Weak structural transformation

  • There’s been a reversal of the trend in the last two years, which has seen the share of those employed in farms rise to 44-45%. This has primarily to do with the Covid-induced economic disruptions.
  • Even the movement of workforce from agriculture that India has witnessed over the past three decades or more does not qualify as what economists call “structural transformation”.
  • Such transformation would involve the transfer of labour from farming to sectors –manufacturing and modern services – where productivity, value-addition and average incomes are higher.
  • The share of manufacturing (and mining) in total employment has actually fallen along with that of agriculture.
  • The surplus labour pulled out from the farms is being largely absorbed in construction and services.
  • While the services sector does include relatively well-paying industries — such as information technology, business process outsourcing, telecommunications, finance, healthcare, education and public administration — the bulk of the jobs in this case are in petty retailing, small eateries, domestic help, sanitation, security staffing, transport and similar other informal economic activities.

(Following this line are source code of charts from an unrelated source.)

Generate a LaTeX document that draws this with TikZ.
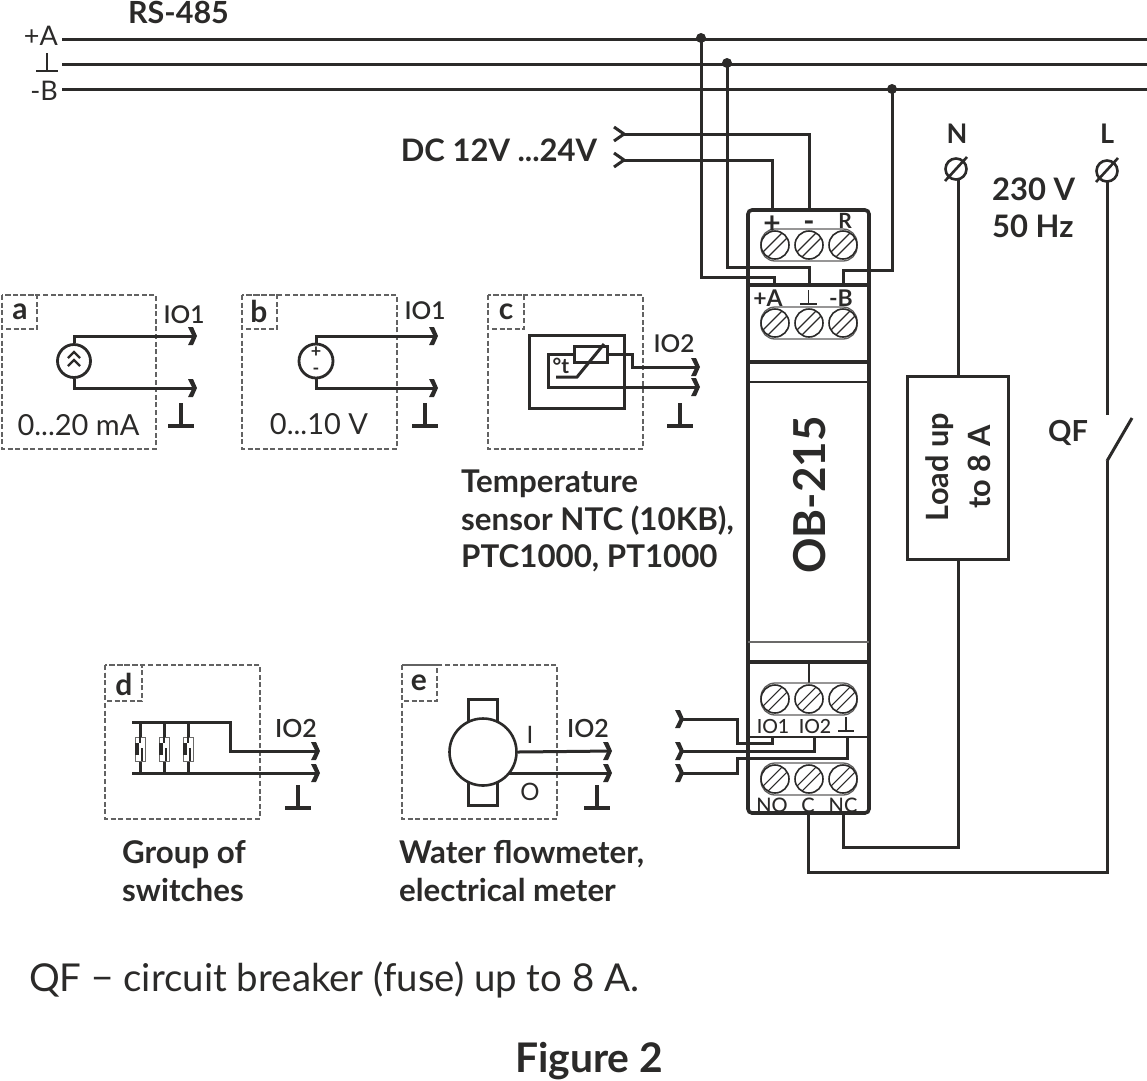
\documentclass[tikz,border=0pt]{standalone}
\usepackage{fontspec}
\setmainfont{Lato}
\newfontfamily\semi{Lato Semibold}
\newfontfamily\med{Lato Medium}
\usetikzlibrary{arrows.meta,calc}
\newcommand\fz[1]{\fontsize{#1}{#1}\selectfont}
\definecolor{ink}{HTML}{2B2A29}
\definecolor{dashgray}{HTML}{626262}
\tikzset{
 wire/.style={draw=ink,line width=3pt,line cap=butt,line join=miter},
 thick wire/.style={draw=ink,line width=3.6pt},
 thin wire/.style={draw=ink!75,line width=1.3pt},
 tipped/.style={wire,shorten >=3pt},
 dcinlet/.style={wire,{Straight Barb[reversed,length=10pt,width=14pt,line width=3pt]}-},
 panel/.style={draw=dashgray,line width=2pt,dash pattern=on 5pt off 2.6pt},
 lab/.style={inner sep=0pt,text=ink},
 reg/.style={lab,font=\fz{#1}},
 mdm/.style={lab,font=\med\fz{#1}},
 sbd/.style={lab,font=\semi\fz{#1}},
 bld/.style={lab,font=\bfseries\fz{#1}},
 screw/.style={circle,draw=ink,line width=1.6pt,minimum size=28pt,inner sep=0pt,fill=white,
   path picture={
     \draw[ink,line width=1.1pt] ($(path picture bounding box.center)+(-16.5pt,-11.5pt)$) -- ++(28pt,28pt);
     \draw[ink,line width=1.1pt] ($(path picture bounding box.center)+(-11.5pt,-16.5pt)$) -- ++(28pt,28pt);}},
 gnd/.pic={\draw[wire,line width=3.2pt] (-13,0)--(13,0) (0,0)--(0,-23);},
 chev/.pic={\fill[ink] (-9,-9)--(-4,-9)--(0,0)--(-4,9)--(-9,9)--(-4.5,0)--cycle;},
 cutout/.pic={\draw[draw=ink!70,line width=1pt,fill=white] (-5,-12) rectangle (5,12);
   \fill[ink] (-5,-6) rectangle (-1,6);
   \draw[wire,line width=2pt] (0,-12)--(0,-6) (1.5,-1)--(1.5,12);},
}
\begin{document}
\begin{tikzpicture}[x=1pt,y=-1pt]
\useasboundingbox (0,0) rectangle (1147,1080);
% ---------- coordinates
\coordinate (busAl) at (62,39); \coordinate (busAr) at (1147,39);
\coordinate (busGl) at (62,64); \coordinate (busGr) at (1147,64);
\coordinate (busBl) at (62,89); \coordinate (busBr) at (1147,89);
\coordinate (tapA) at (701,38); \coordinate (tapG) at (727,63); \coordinate (tapB) at (892,89);
\coordinate (inP) at (612.5,160); \coordinate (inN) at (612.5,134);
\coordinate (termP) at (772,210); \coordinate (termN) at (809,210);
\coordinate (entA) at (774,285); \coordinate (entG) at (809,285); \coordinate (entB) at (843,285);
\coordinate (io1t) at (772,737); \coordinate (io2t) at (814,737); \coordinate (gndt) at (847,737);
\coordinate (in1) at (680,719); \coordinate (in2) at (680,751); \coordinate (in3) at (680,773);
% ---------- RS-485 bus
\draw[wire] (busAl)--(busAr);
\draw[wire] (busGl)--(busGr);
\draw[wire] (busBl)--(busBr);
\node[bld=30.5] (rs) at (178.5,12) {RS-485};
\node[reg=27,anchor=east] (lA) at (58,36) {+A};
\node[reg=27,anchor=east] (lB) at (58,91) {-B};
\draw[wire,line width=2pt] (36,71)--(58,71) (47,71)--(47,53);
% ---------- device
\draw[thick wire,rounded corners=4pt,fill=white] (748,210) rectangle (869,813);
\draw[thick wire] (748,285)--(869,285);
\draw[thick wire] (748,362)--(869,362);
\draw[wire,line width=1.6pt] (748,382)--(869,382);
\draw[draw=ink!70,line width=1.4pt] (748,642)--(869,642);
\draw[thick wire] (748,662)--(869,662);
\draw[wire,line width=2pt] (748,737)--(869,737);
\draw[wire,line width=2pt] (809,662)--(809,683);
\node[bld=44,rotate=90] (ob) at (810,495) {OB-215};
% terminal strips
\draw[thin wire,rounded corners=14pt] (761,229) rectangle (857,261);
\draw[thin wire,rounded corners=14pt] (761,307) rectangle (857,339);
\draw[thin wire,rounded corners=14pt] (761,683) rectangle (857,715);
\draw[thin wire,rounded corners=14pt] (761,763) rectangle (857,795);
\foreach \r/\y in {a/245,b/323,c/699,d/779}{
  \node[screw] (s\r1) at (775,\y) {};
  \node[screw] (s\r2) at (809,\y) {};
  \node[screw] (s\r3) at (843,\y) {};
}
\node[bld=30] (tp) at (772,225) {+};
\node[bld=30] (tm) at (809,226) {-};
\node[bld=21] (tr) at (845,221) {R};
\node[bld=23] (ta) at (768,298) {+A};
\node[bld=23] (tb) at (841,298) {-B};
\draw[wire,line width=1.3pt] (800,304)--(817,304) (808.5,304)--(808.5,290);
\node[mdm=19.5] (t1) at (773,726) {IO1};
\node[mdm=19.5] (t2) at (815,726) {IO2};
\draw[wire,line width=1.6pt] (838,731)--(854,731) (846,731)--(846,717);
\node[mdm=20] (tno) at (772,805) {NO};
\node[mdm=20] (tc) at (808,805) {C};
\node[mdm=20] (tnc) at (843,805) {NC};
% ---------- bus to device
\draw[wire] (tapA) -- (701,277) -| (entA);
\draw[wire] (tapG) -- (727,267) -| (entG);
\draw[wire] (tapB) -- (892,270) -| (entB);
\fill[ink] (tapA) circle (5); \fill[ink] (tapG) circle (5); \fill[ink] (tapB) circle (5);
% ---------- supply
\draw[dcinlet] (inN) -| (termN);
\draw[dcinlet] (inP) -| (termP);
\node[bld=31] (dc) at (499,150) {DC 12V ...24V};
% ---------- IO wires
\draw[wire] (in1) -- (737,719) |- (772,743) -- (io1t);
\draw[wire] (in2) -| (io2t);
\draw[wire] (in3) -- (737,773) |- (847,758) -- (gndt);
\pic at (684,719) {chev};
\pic at (684,751) {chev};
\pic at (684,773) {chev};
% ---------- mains
\coordinate (nterm) at (956,169); \coordinate (lterm) at (1107,171);
\node[bld=27] (N) at (957,134) {N};
\node[bld=27] (L) at (1107,134) {L};
\node[bld=31,anchor=west] (v) at (992,189) {230 V};
\node[bld=31,anchor=west] (hz) at (992,226) {50 Hz};
\draw[wire,line width=2.6pt] (nterm) circle (10.5);
\draw[wire,line width=2.6pt] (945,181)--(967,157);
\draw[wire,line width=2.6pt] (lterm) circle (10.5);
\draw[wire,line width=2.6pt] (1096,182)--(1118,158);
\node[draw=ink,line width=3pt,minimum width=101pt,minimum height=183pt,inner sep=0pt] (load) at (957.5,467.5) {};
\node[rotate=90,align=center,lab,font=\bfseries\fontsize{30.7}{42}\selectfont] (loadt) at (958,467) {Load up\\to 8 A};
\draw[wire] (958,180) -- (load.north -| 958,0);
\draw[wire] (958,559) |- (843,847) -- (843,813);
\draw[wire] (1107,182) -- (1107,415);
\draw[wire] (1107,461) -- (1132,418);
\draw[wire] (1107,461) |- (808,872) -- (808,813);
\node[bld=29] (qf) at (1068,433) {QF};
% ---------- panel a
\draw[panel] (2,295) rectangle (156,449);
\draw[panel] (2,295) rectangle (37,329);
\node[bld=30] (pa) at (20,312) {a};
\coordinate (a1) at (197,336); \coordinate (a2) at (197,388);
\node[circle,draw=ink,line width=2.8pt,minimum size=33pt,inner sep=0pt] (srcA) at (74,361) {};
\draw[tipped] (srcA.north) |- (a1);
\draw[tipped] (srcA.south) |- (a2);
\pic at (a1) {chev}; \pic at (a2) {chev};
\draw[wire,line width=2.2pt] (68,358)--(74,352)--(80,358) (68,366)--(74,360)--(80,366);
\node[sbd=24.5] (ia) at (184,314.5) {IO1};
\node[reg=29] (ra) at (78.5,425) {0...20 mA};
\pic at (181,426) {gnd};
% ---------- panel b
\draw[panel] (242,295) rectangle (397,449);
\draw[panel] (242,295) rectangle (277,329);
\node[bld=30] (pb) at (259,311) {b};
\coordinate (b1) at (438,336); \coordinate (b2) at (438,388);
\node[circle,draw=ink,line width=2.8pt,minimum size=34pt,inner sep=0pt] (srcB) at (316,361) {};
\draw[tipped] (srcB.north) |- (b1);
\draw[tipped] (srcB.south) |- (b2);
\pic at (b1) {chev}; \pic at (b2) {chev};
\node[bld=18] (bp) at (316,352) {+};
\node[bld=18] (bm) at (316,371) {-};
\node[sbd=24.5] (ib) at (425,311) {IO1};
\node[reg=29] (rb) at (319,424) {0...10 V};
\pic at (425,426) {gnd};
% ---------- panel c
\draw[panel] (488,295) rectangle (643,449);
\draw[panel] (488,295) rectangle (524,329);
\node[bld=30] (pc) at (506,312) {c};
\draw[wire] (529,335) rectangle (624,408);
\node[draw=ink,line width=2.4pt,minimum width=33pt,minimum height=16pt,inner sep=0pt] (rth) at (591,354.5) {};
\coordinate (c1) at (700,367); \coordinate (c2) at (700,387);
\draw[tipped] (rth.east) -- (632,354.5) |- (c1);
\draw[tipped] (rth.west) -- (548,354.5) |- (c2);
\pic at (c1) {chev}; \pic at (c2) {chev};
\draw[wire] (556,377) -- (577,377) -- (604,344);
\node[bld=21] (ct) at (561,366) {°t};
\node[sbd=24.5] (ic) at (674,344) {IO2};
\pic at (680,426) {gnd};
% ---------- panel d
\draw[panel] (105,665) rectangle (260,819);
\draw[panel] (105,665) rectangle (142,701);
\node[bld=30] (pd) at (124,684) {d};
\coordinate (d1) at (320,751); \coordinate (d2) at (320,773);
\coordinate (d0) at (132,722); \coordinate (d3) at (132,773);
\draw[tipped] (d0) -- (230,722) |- (d1);
\draw[tipped] (d3) -- (d2);
\pic at (d1) {chev}; \pic at (d2) {chev};
\foreach \x in {140,164,188}{
  \draw[wire] (\x,722)--(\x,773);
  \pic at (\x,749) {cutout};
}
\node[sbd=25] (id) at (296,728) {IO2};
\pic at (298,808) {gnd};
% ---------- panel e
\draw[panel] (402,665) rectangle (557,819);
\draw[panel] (402,665) rectangle (437,701);
\node[bld=30] (pe) at (419,683) {e};
\draw[wire] (468,725) |- (497,699) -- (497,725);
\draw[wire] (468,780) |- (497,805) -- (497,780);
\node[circle,draw=ink,line width=2.6pt,fill=white,minimum size=67pt,inner sep=0pt] (meter) at (483,752) {};
\coordinate (e1) at (612,751); \coordinate (e2) at (612,773);
\coordinate (meterO) at (508.5,773);
\draw[tipped] (meter.east) -- (e1);
\draw[tipped] (meterO) -- (e2);
\pic at (e1) {chev}; \pic at (e2) {chev};
\node[reg=24] (ei) at (530,735) {I};
\node[reg=24] (eo) at (530,792) {O};
\node[sbd=25] (ie) at (588,728) {IO2};
\pic at (597,808) {gnd};
% ---------- captions
\node[lab,font=\bfseries\fontsize{31.3}{37.5}\selectfont,anchor=west,align=left] (capc) at (461,521) {Temperature\\sensor NTC (10KB),\\PTC1000, PT1000};
\node[lab,font=\bfseries\fontsize{31.3}{38}\selectfont,anchor=west,align=left] (capd) at (122,871) {Group of\\switches};
\node[lab,font=\bfseries\fontsize{31.3}{38}\selectfont,anchor=west,align=left] (cape) at (399,871) {Water flowmeter,\\electrical meter};
\node[reg=38.4,anchor=west] (note) at (29,980) {QF − circuit breaker (fuse) up to 8 A.};
\node[bld=40.8] (fig) at (589,1061) {Figure 2};
\end{tikzpicture}
\end{document}
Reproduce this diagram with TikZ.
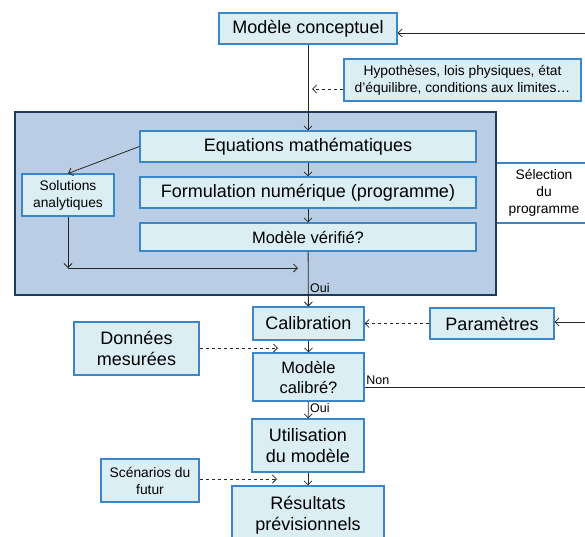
\documentclass[tikz,border=0pt]{standalone}
\usepackage{fontspec}
\setmainfont{Liberation Sans}
\usetikzlibrary{positioning,arrows.meta}
\definecolor{boxblue}{HTML}{DAEEF3}
\definecolor{edgeblue}{HTML}{3A86C8}
\definecolor{panelblue}{HTML}{B9CDE5}
\definecolor{panelnavy}{HTML}{1F3B5C}
\definecolor{wireblack}{HTML}{262626}

\begin{document}
\begin{tikzpicture}[x=10pt, y=-10pt, >={Straight Barb[length=4pt,width=8pt]},
  bigbox/.style={draw=edgeblue, line width=1.1pt, fill=boxblue, text=black, inner sep=0pt, align=center, font=\fontsize{18}{21.5}\selectfont},
  midbox/.style={bigbox, font=\fontsize{16.5}{20}\selectfont},
  smallbox/.style={bigbox, font=\fontsize{13.8}{17}\selectfont},
  lbl/.style={font=\fontsize{12.5}{14}\selectfont, text=black, inner sep=1.5pt},
  wire/.style={->, wireblack, line width=0.8pt},
  dashwire/.style={wire, dashed}
]
  \useasboundingbox (0,0) rectangle (58.5,53.6);

  % panel of the verification loop
  \node[smallbox, draw=edgeblue, fill=white, minimum width=96pt, minimum height=60pt] (sel) at (54.4,19.3) {S\'election\\du\\programme};
  \node[draw=panelnavy, line width=2.5pt, fill=panelblue, minimum width=481pt, minimum height=183pt, inner sep=0pt] (panel) at (25.55,20.35) {};

  \node[bigbox, minimum width=178pt, minimum height=31pt] (concept) at (30.8,2.85) {Mod\`ele conceptuel};
  \node[smallbox, minimum width=237pt, minimum height=42pt] (hyp) at (46.25,8.0) {Hypoth\`eses, lois physiques, \'etat\\d'\'equilibre, conditions aux limites\ldots};

  \node[bigbox, minimum width=336pt, minimum height=31pt] (eqn) at (30.8,14.65) {Equations math\'ematiques};
  \node[bigbox, minimum width=336pt, minimum height=31pt] (form) at (30.8,19.25) {Formulation num\'erique (programme)};
  \node[midbox, minimum width=336pt, minimum height=28pt] (verif) at (30.8,23.7) {Mod\`ele v\'erifi\'e?};
  \node[smallbox, minimum width=92pt, minimum height=42pt] (sol) at (6.8,19.5) {Solutions\\analytiques};

  \node[bigbox, minimum width=111pt, minimum height=33pt] (calib) at (30.85,32.35) {Calibration};
  \node[bigbox, minimum width=124pt, minimum height=31pt] (param) at (49.2,32.35) {Param\`etres};
  \node[bigbox, minimum width=125pt, minimum height=53pt] (donnees) at (13.65,34.85) {Donn\'ees\\mesur\'ees};
  \node[midbox, minimum width=111pt, minimum height=48pt] (calibre) at (30.85,37.7) {Mod\`ele\\calibr\'e?};
  \node[bigbox, minimum width=112pt, minimum height=53pt] (util) at (30.8,44.55) {Utilisation\\du mod\`ele};
  \node[smallbox, minimum width=98pt, minimum height=43pt] (scen) at (15.0,48.05) {Sc\'enarios du\\futur};
  \node[bigbox, minimum width=152pt, minimum height=58pt] (result) at (30.8,51.5) {R\'esultats\\pr\'evisionnels};

  % loose ends and arrow tips
  \coordinate (fbtop) at (58.5,3.3);
  \coordinate (fbpar) at (58.5,32.2);
  \coordinate (fbnon) at (58.5,38.7);
  \coordinate (hyptip) at (31.2,8.9);
  \coordinate (corner) at (6.8,26.8);
  \coordinate (merge) at (29.8,26.8);
  \coordinate (dontip) at (27.8,34.8);
  \coordinate (scentip) at (27.7,47.9);

  \draw[wire] (fbtop) -- (fbtop -| concept.east);
  \draw[wire] (concept) -- (eqn);
  \draw[dashwire] (hyp.west |- hyptip) -- (hyptip);
  \draw[wire] (eqn.west) -- (sol.north);
  \draw[wire] (eqn) -- (form);
  \draw[wire] (form) -- (verif);
  \draw[wire] (sol) -- (corner);
  \draw[wire] (corner) -- (merge);
  \draw[wire] (verif) -- (calib) node[pos=0.66, right, lbl] {Oui};

  \draw[wire] (fbpar) -- (fbpar -| param.east);
  \draw[dashwire] (param) -- (calib);
  \draw[wire] (calib) -- (calibre);
  \draw[dashwire] (donnees.east |- dontip) -- (dontip);
  \draw[wireblack, line width=0.8pt] (calibre.east |- fbnon) -- (fbnon)
    node[pos=0, above right, lbl] {Non};
  \draw[wire] (calibre) -- (util) node[pos=0.4, right, lbl] {Oui};
  \draw[wire] (util) -- (result);
  \draw[dashwire] (scen.east |- scentip) -- (scentip);
\end{tikzpicture}
\end{document}
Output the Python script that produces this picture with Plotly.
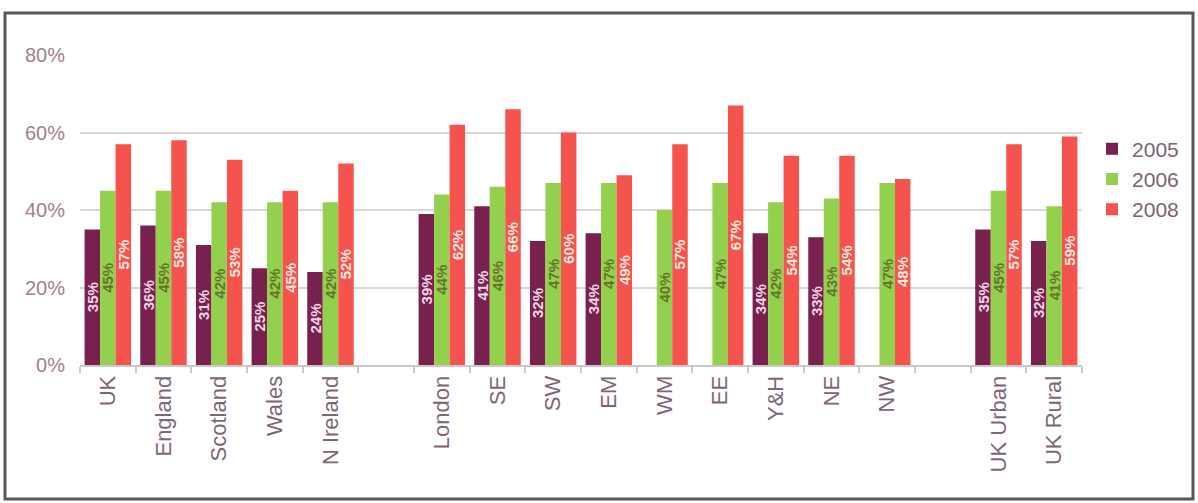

  • Simply put, the structural transformation process in India has been weak and deficient.
  • The surplus labour isn’t moving to higher value-added non-farm activities, specifically manufacturing and modern services (the familiar ‘Kuznets Process’ named after the American economist and 1971 Nobel Memorial Prize winner, Simon Kuznets).
  • Instead, the labour transfer is happening within the low-productivity informal economy.
  • The jobs that are getting generated outside agriculture are mostly in low-paid services and construction; the latter’s share in employment has even overtaken that of manufacturing.
  • Weak structural transformation and persistence of informality also explains the tendency, especially by rural families, for pursuing multiple livelihoods. Many of them cling on to their small plots of lands, even while earning incomes wholly or predominantly from non-farm sources.

A picture in contrast

IT industry adding jobs:

  • The IT industry is clearly an isolated island of the Indian economy that added jobs during the pandemic and is continuing to do so.
  • The five companies (Tata Consultancy Services, Infosys, Wipro, HCL Technologies and Tech Mahindra) have more employees than the 12.5 lakh and 14.1 lakh currently on the rolls of the Indian Railways and the three defense services, respectively.
  • Much of the IT sector’s recent success is courtesy of exports.
  • These have, in fact, boomed due to Covid’s triggering increased demand for digitisation even among businesses that were hitherto slow in adoption.
  • India’s net exports of software services have surged from $84.64 billion in 2019-20 to $109.54 billion in 2021-22.

India’s unique job crisis

  • The manufacturing sector is potentially best placed to absorb agricultural labourers. However, there is a lack of jobs in the manufacturing sector.
  • The more educated are not qualified to be programmers or develop software programs which are essential for the IT industry.
  • They aim to join the armed forces or to sit for the Railway Recruitment Board’s exams.
  • However, there is not much recruitment in these sectors these days.

So, the Indian workforce possesses skill sets for the sectors where there is a lack of job opportunities. And sectors that generate excess jobs require particular skill sets that the majority of the Indian workforce lacks.

As a result, the Indian economy is unable to absorb excess labour.